WRITTEN REQUEST ::
Reproduce the material in full, unchanged.

begin DATA EXTRACT

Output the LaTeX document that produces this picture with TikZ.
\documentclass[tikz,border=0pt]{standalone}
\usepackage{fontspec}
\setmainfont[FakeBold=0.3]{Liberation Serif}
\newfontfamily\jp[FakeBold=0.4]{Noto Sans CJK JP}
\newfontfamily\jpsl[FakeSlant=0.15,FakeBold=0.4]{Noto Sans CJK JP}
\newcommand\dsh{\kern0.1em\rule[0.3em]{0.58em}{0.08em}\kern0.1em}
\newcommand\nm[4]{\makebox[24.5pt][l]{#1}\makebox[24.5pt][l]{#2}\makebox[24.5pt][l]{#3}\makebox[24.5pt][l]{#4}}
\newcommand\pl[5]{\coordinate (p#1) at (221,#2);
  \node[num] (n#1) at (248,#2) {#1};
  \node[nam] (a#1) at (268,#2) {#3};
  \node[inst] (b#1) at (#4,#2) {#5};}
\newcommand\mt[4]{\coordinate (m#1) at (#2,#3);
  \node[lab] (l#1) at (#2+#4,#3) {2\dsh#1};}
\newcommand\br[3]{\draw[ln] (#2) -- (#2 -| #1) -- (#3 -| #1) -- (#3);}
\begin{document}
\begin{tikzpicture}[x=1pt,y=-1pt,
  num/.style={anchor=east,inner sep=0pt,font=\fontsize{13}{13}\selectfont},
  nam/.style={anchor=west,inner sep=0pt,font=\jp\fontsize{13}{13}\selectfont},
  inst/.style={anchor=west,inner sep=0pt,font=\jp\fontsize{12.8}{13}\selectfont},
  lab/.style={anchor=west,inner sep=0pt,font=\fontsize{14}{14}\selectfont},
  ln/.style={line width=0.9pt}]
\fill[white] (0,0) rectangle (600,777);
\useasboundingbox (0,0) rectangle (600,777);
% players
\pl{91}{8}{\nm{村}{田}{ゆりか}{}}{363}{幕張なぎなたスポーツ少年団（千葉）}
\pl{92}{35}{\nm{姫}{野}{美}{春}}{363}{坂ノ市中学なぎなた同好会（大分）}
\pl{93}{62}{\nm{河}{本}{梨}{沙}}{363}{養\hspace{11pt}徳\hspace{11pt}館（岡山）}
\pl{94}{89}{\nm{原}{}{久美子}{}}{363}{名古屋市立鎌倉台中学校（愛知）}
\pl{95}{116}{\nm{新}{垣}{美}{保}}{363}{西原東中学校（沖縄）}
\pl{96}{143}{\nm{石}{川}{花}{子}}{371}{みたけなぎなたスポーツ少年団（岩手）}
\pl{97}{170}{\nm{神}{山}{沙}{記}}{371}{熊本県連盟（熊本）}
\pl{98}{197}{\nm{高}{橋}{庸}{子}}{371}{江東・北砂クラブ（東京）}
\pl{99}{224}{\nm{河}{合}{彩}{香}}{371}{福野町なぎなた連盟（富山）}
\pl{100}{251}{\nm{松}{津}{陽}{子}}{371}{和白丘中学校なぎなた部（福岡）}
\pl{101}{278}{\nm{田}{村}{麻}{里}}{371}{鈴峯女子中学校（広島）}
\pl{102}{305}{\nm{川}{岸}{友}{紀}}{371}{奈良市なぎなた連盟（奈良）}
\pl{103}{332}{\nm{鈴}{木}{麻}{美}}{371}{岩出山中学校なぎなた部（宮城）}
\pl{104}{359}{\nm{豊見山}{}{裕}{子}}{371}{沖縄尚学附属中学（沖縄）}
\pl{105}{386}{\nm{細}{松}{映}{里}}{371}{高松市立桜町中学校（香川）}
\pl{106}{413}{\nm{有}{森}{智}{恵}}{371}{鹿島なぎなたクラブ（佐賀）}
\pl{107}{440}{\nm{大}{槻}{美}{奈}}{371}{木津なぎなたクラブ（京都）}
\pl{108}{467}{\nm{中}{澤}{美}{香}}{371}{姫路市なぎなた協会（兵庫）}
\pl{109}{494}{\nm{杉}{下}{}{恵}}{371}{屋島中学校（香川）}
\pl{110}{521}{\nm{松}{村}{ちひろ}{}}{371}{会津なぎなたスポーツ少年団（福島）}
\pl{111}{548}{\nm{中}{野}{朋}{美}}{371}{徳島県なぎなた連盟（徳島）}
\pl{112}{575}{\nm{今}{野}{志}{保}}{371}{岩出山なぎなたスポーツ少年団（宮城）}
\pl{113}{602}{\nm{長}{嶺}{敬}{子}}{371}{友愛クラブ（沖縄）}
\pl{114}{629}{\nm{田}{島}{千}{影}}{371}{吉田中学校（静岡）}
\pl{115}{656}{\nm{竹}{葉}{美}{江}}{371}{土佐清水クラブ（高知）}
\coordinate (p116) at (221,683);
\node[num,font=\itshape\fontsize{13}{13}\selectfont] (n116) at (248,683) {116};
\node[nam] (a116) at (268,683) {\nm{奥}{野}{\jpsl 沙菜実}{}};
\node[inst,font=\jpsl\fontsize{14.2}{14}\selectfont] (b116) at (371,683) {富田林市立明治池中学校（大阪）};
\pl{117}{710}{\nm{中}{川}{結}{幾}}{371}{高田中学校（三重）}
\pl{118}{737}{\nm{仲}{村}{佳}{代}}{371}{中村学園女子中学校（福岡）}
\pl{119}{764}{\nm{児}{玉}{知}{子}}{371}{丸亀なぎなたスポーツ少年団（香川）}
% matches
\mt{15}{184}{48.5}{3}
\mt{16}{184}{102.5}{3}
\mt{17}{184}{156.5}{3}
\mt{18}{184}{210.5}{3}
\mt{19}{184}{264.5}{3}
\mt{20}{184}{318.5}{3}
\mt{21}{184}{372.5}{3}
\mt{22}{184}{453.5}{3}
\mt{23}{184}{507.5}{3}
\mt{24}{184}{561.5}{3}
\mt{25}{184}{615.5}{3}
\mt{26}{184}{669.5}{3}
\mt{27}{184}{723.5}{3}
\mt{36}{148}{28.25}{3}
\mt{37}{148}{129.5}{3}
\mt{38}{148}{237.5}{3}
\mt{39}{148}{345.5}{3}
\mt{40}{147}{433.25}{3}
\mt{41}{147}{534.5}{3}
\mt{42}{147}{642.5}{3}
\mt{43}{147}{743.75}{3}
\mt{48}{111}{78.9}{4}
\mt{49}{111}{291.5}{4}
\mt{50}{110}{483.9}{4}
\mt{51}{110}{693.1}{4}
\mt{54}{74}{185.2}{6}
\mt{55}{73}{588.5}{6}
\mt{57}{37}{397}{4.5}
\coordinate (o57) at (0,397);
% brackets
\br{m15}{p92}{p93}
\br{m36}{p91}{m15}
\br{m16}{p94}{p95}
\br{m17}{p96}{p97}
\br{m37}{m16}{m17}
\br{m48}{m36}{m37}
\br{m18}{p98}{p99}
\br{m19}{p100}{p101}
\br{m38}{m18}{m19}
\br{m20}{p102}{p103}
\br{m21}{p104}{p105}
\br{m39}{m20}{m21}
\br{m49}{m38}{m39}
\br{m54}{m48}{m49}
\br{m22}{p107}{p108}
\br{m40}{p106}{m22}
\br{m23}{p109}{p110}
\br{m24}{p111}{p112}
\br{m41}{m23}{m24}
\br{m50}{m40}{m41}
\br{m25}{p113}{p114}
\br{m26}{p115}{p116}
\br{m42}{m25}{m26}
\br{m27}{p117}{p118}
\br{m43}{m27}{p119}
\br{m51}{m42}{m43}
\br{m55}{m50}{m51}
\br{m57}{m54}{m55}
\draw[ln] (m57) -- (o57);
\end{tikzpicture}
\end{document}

end DATA EXTRACT

REPLY ::
Output the LaTeX document that produces this picture with TikZ.
\documentclass[tikz,border=0pt]{standalone}
\usepackage{fontspec}
\setmainfont[FakeBold=0.3]{Liberation Serif}
\newfontfamily\jp[FakeBold=0.4]{Noto Sans CJK JP}
\newfontfamily\jpsl[FakeSlant=0.15,FakeBold=0.4]{Noto Sans CJK JP}
\newcommand\dsh{\kern0.1em\rule[0.3em]{0.58em}{0.08em}\kern0.1em}
\newcommand\nm[4]{\makebox[24.5pt][l]{#1}\makebox[24.5pt][l]{#2}\makebox[24.5pt][l]{#3}\makebox[24.5pt][l]{#4}}
\newcommand\pl[5]{\coordinate (p#1) at (221,#2);
  \node[num] (n#1) at (248,#2) {#1};
  \node[nam] (a#1) at (268,#2) {#3};
  \node[inst] (b#1) at (#4,#2) {#5};}
\newcommand\mt[4]{\coordinate (m#1) at (#2,#3);
  \node[lab] (l#1) at (#2+#4,#3) {2\dsh#1};}
\newcommand\br[3]{\draw[ln] (#2) -- (#2 -| #1) -- (#3 -| #1) -- (#3);}
\begin{document}
\begin{tikzpicture}[x=1pt,y=-1pt,
  num/.style={anchor=east,inner sep=0pt,font=\fontsize{13}{13}\selectfont},
  nam/.style={anchor=west,inner sep=0pt,font=\jp\fontsize{13}{13}\selectfont},
  inst/.style={anchor=west,inner sep=0pt,font=\jp\fontsize{12.8}{13}\selectfont},
  lab/.style={anchor=west,inner sep=0pt,font=\fontsize{14}{14}\selectfont},
  ln/.style={line width=0.9pt}]
\fill[white] (0,0) rectangle (600,777);
\useasboundingbox (0,0) rectangle (600,777);
% players
\pl{91}{8}{\nm{村}{田}{ゆりか}{}}{363}{幕張なぎなたスポーツ少年団（千葉）}
\pl{92}{35}{\nm{姫}{野}{美}{春}}{363}{坂ノ市中学なぎなた同好会（大分）}
\pl{93}{62}{\nm{河}{本}{梨}{沙}}{363}{養\hspace{11pt}徳\hspace{11pt}館（岡山）}
\pl{94}{89}{\nm{原}{}{久美子}{}}{363}{名古屋市立鎌倉台中学校（愛知）}
\pl{95}{116}{\nm{新}{垣}{美}{保}}{363}{西原東中学校（沖縄）}
\pl{96}{143}{\nm{石}{川}{花}{子}}{371}{みたけなぎなたスポーツ少年団（岩手）}
\pl{97}{170}{\nm{神}{山}{沙}{記}}{371}{熊本県連盟（熊本）}
\pl{98}{197}{\nm{高}{橋}{庸}{子}}{371}{江東・北砂クラブ（東京）}
\pl{99}{224}{\nm{河}{合}{彩}{香}}{371}{福野町なぎなた連盟（富山）}
\pl{100}{251}{\nm{松}{津}{陽}{子}}{371}{和白丘中学校なぎなた部（福岡）}
\pl{101}{278}{\nm{田}{村}{麻}{里}}{371}{鈴峯女子中学校（広島）}
\pl{102}{305}{\nm{川}{岸}{友}{紀}}{371}{奈良市なぎなた連盟（奈良）}
\pl{103}{332}{\nm{鈴}{木}{麻}{美}}{371}{岩出山中学校なぎなた部（宮城）}
\pl{104}{359}{\nm{豊見山}{}{裕}{子}}{371}{沖縄尚学附属中学（沖縄）}
\pl{105}{386}{\nm{細}{松}{映}{里}}{371}{高松市立桜町中学校（香川）}
\pl{106}{413}{\nm{有}{森}{智}{恵}}{371}{鹿島なぎなたクラブ（佐賀）}
\pl{107}{440}{\nm{大}{槻}{美}{奈}}{371}{木津なぎなたクラブ（京都）}
\pl{108}{467}{\nm{中}{澤}{美}{香}}{371}{姫路市なぎなた協会（兵庫）}
\pl{109}{494}{\nm{杉}{下}{}{恵}}{371}{屋島中学校（香川）}
\pl{110}{521}{\nm{松}{村}{ちひろ}{}}{371}{会津なぎなたスポーツ少年団（福島）}
\pl{111}{548}{\nm{中}{野}{朋}{美}}{371}{徳島県なぎなた連盟（徳島）}
\pl{112}{575}{\nm{今}{野}{志}{保}}{371}{岩出山なぎなたスポーツ少年団（宮城）}
\pl{113}{602}{\nm{長}{嶺}{敬}{子}}{371}{友愛クラブ（沖縄）}
\pl{114}{629}{\nm{田}{島}{千}{影}}{371}{吉田中学校（静岡）}
\pl{115}{656}{\nm{竹}{葉}{美}{江}}{371}{土佐清水クラブ（高知）}
\coordinate (p116) at (221,683);
\node[num,font=\itshape\fontsize{13}{13}\selectfont] (n116) at (248,683) {116};
\node[nam] (a116) at (268,683) {\nm{奥}{野}{\jpsl 沙菜実}{}};
\node[inst,font=\jpsl\fontsize{14.2}{14}\selectfont] (b116) at (371,683) {富田林市立明治池中学校（大阪）};
\pl{117}{710}{\nm{中}{川}{結}{幾}}{371}{高田中学校（三重）}
\pl{118}{737}{\nm{仲}{村}{佳}{代}}{371}{中村学園女子中学校（福岡）}
\pl{119}{764}{\nm{児}{玉}{知}{子}}{371}{丸亀なぎなたスポーツ少年団（香川）}
% matches
\mt{15}{184}{48.5}{3}
\mt{16}{184}{102.5}{3}
\mt{17}{184}{156.5}{3}
\mt{18}{184}{210.5}{3}
\mt{19}{184}{264.5}{3}
\mt{20}{184}{318.5}{3}
\mt{21}{184}{372.5}{3}
\mt{22}{184}{453.5}{3}
\mt{23}{184}{507.5}{3}
\mt{24}{184}{561.5}{3}
\mt{25}{184}{615.5}{3}
\mt{26}{184}{669.5}{3}
\mt{27}{184}{723.5}{3}
\mt{36}{148}{28.25}{3}
\mt{37}{148}{129.5}{3}
\mt{38}{148}{237.5}{3}
\mt{39}{148}{345.5}{3}
\mt{40}{147}{433.25}{3}
\mt{41}{147}{534.5}{3}
\mt{42}{147}{642.5}{3}
\mt{43}{147}{743.75}{3}
\mt{48}{111}{78.9}{4}
\mt{49}{111}{291.5}{4}
\mt{50}{110}{483.9}{4}
\mt{51}{110}{693.1}{4}
\mt{54}{74}{185.2}{6}
\mt{55}{73}{588.5}{6}
\mt{57}{37}{397}{4.5}
\coordinate (o57) at (0,397);
% brackets
\br{m15}{p92}{p93}
\br{m36}{p91}{m15}
\br{m16}{p94}{p95}
\br{m17}{p96}{p97}
\br{m37}{m16}{m17}
\br{m48}{m36}{m37}
\br{m18}{p98}{p99}
\br{m19}{p100}{p101}
\br{m38}{m18}{m19}
\br{m20}{p102}{p103}
\br{m21}{p104}{p105}
\br{m39}{m20}{m21}
\br{m49}{m38}{m39}
\br{m54}{m48}{m49}
\br{m22}{p107}{p108}
\br{m40}{p106}{m22}
\br{m23}{p109}{p110}
\br{m24}{p111}{p112}
\br{m41}{m23}{m24}
\br{m50}{m40}{m41}
\br{m25}{p113}{p114}
\br{m26}{p115}{p116}
\br{m42}{m25}{m26}
\br{m27}{p117}{p118}
\br{m43}{m27}{p119}
\br{m51}{m42}{m43}
\br{m55}{m50}{m51}
\br{m57}{m54}{m55}
\draw[ln] (m57) -- (o57);
\end{tikzpicture}
\end{document}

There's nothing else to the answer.